8 numbers divisible by 5 without remainder(15,20,25,30...50)
You can just loop through the numbers and count how many you find that are divisible by 5:
int first = int.Parse(Console.ReadLine());
int second = int.Parse(Console.ReadLine());
int cnt = 0;
for (int i = first; i <= second; i++) {
if (i % 5 == 0) {
cnt++;
}
}
However, you dont have to generate the numbers to know how many there are.
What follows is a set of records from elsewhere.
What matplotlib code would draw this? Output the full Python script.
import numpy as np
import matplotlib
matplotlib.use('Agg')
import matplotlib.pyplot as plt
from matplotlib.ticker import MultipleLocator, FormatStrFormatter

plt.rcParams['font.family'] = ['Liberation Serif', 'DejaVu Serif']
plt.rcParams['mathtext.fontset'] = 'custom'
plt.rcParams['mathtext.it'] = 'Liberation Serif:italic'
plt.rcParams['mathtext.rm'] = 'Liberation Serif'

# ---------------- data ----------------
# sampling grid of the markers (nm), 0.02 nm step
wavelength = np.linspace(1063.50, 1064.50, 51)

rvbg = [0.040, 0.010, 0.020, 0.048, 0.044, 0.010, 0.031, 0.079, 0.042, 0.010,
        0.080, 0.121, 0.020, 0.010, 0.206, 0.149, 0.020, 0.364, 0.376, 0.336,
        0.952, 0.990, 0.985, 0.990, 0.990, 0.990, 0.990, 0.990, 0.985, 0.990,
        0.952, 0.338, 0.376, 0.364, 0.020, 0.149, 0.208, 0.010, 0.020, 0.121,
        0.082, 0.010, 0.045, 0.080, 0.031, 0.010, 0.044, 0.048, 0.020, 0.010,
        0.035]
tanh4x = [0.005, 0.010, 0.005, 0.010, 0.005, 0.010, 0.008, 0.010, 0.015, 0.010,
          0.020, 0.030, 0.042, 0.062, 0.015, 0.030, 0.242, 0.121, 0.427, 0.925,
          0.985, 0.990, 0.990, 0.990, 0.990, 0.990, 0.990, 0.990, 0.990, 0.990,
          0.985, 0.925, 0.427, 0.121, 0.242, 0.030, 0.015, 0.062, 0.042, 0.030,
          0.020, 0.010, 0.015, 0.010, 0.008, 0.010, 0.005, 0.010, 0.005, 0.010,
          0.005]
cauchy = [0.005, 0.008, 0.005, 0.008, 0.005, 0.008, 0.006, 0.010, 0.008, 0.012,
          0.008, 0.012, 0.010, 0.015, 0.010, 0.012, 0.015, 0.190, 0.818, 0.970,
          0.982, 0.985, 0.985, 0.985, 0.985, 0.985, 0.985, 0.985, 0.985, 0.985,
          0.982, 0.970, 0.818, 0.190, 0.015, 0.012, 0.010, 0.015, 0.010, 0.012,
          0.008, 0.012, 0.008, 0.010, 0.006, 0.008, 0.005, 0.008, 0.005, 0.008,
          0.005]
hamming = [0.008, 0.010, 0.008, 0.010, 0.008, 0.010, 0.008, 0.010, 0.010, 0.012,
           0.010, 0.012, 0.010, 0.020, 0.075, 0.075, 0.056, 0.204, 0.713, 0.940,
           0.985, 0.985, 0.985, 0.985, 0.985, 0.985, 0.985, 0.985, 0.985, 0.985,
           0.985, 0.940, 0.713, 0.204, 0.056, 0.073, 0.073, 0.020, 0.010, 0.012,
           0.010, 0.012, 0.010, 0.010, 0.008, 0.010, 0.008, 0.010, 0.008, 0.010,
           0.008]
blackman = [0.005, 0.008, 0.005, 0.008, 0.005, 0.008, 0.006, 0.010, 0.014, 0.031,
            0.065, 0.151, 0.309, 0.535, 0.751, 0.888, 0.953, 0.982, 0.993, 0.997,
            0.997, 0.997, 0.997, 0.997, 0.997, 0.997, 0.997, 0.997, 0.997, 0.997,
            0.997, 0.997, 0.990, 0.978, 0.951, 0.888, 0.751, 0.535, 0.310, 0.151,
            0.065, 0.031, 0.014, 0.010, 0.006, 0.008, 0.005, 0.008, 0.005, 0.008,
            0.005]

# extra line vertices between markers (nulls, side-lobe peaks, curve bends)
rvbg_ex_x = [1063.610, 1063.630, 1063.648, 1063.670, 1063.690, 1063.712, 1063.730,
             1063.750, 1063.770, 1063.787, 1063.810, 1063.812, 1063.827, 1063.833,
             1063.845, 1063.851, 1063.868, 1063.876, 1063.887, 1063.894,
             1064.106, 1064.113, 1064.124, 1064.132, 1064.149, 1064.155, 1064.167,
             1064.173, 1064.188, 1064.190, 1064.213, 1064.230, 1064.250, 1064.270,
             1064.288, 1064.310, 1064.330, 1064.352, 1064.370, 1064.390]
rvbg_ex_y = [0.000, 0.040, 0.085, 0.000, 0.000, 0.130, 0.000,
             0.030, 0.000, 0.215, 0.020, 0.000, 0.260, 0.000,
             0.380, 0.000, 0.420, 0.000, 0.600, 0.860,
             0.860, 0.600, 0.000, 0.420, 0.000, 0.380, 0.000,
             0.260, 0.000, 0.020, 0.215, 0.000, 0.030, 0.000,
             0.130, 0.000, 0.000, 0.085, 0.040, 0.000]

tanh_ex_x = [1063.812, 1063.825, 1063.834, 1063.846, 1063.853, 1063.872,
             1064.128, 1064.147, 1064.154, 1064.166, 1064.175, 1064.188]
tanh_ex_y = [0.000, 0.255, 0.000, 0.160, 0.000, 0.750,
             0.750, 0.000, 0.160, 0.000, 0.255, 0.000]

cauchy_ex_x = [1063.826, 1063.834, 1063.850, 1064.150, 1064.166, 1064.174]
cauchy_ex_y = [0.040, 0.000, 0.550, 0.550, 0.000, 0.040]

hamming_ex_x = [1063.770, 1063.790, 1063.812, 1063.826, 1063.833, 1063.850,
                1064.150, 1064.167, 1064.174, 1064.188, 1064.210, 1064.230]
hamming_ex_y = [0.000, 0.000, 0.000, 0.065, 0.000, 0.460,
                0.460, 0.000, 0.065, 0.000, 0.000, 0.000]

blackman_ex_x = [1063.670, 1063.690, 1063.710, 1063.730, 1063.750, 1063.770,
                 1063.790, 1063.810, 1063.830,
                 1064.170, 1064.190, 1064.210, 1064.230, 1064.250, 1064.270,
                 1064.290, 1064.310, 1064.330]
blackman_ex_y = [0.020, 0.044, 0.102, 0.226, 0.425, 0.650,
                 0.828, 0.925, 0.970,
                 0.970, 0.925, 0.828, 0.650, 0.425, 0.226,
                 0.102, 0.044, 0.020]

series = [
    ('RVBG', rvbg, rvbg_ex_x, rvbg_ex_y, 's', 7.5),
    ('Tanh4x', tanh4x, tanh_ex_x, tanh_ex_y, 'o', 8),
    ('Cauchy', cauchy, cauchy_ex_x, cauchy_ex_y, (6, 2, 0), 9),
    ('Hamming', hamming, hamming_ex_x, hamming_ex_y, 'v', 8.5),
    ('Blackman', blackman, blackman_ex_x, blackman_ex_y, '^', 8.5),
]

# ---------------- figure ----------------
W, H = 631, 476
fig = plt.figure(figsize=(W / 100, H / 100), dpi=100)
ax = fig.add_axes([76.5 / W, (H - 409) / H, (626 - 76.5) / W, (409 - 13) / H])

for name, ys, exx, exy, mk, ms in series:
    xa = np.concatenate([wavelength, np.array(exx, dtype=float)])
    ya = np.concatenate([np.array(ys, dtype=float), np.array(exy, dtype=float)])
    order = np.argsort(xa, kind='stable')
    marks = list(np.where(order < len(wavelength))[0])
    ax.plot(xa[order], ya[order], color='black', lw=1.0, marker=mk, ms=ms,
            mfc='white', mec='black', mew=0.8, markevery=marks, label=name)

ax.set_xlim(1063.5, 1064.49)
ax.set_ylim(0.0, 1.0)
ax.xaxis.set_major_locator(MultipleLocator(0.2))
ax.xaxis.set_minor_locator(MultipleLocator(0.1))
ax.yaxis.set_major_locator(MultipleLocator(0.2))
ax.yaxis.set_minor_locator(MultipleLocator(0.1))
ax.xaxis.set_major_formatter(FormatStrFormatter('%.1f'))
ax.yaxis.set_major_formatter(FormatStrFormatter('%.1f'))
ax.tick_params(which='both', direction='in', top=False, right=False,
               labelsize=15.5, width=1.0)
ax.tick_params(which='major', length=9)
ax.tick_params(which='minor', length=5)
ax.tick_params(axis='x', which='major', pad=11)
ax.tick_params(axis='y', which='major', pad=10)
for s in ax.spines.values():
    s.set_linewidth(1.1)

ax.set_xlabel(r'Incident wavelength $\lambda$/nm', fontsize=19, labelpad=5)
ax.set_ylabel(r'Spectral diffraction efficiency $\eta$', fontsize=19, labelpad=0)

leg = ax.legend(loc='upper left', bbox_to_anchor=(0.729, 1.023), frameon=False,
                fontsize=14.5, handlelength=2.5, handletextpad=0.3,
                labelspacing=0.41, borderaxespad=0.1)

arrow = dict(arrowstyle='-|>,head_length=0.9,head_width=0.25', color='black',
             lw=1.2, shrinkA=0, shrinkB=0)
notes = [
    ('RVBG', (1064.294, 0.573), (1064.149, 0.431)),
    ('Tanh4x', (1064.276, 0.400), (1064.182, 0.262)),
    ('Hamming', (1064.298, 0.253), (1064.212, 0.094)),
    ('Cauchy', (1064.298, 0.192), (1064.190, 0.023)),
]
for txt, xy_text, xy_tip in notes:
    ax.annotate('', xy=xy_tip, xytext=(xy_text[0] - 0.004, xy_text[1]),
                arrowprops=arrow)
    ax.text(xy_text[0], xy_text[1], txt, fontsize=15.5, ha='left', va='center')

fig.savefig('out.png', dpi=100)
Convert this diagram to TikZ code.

You can just calculate where the last number is (as that is easier than the first) and then calculate how many there are before that but after the first:
int first = int.Parse(Console.ReadLine());
int second = int.Parse(Console.ReadLine());
second -= second % 5;
int cnt = (second - first) / 5 + 1;
For example for the input 3 and 11 you want to count the numbers 5 and 10. The expression 11 % 5 gives 1, so second becomes 10 (the last number). Then second - first is 7, doing integer division with 5 gives 1, and then add 1 gives 2.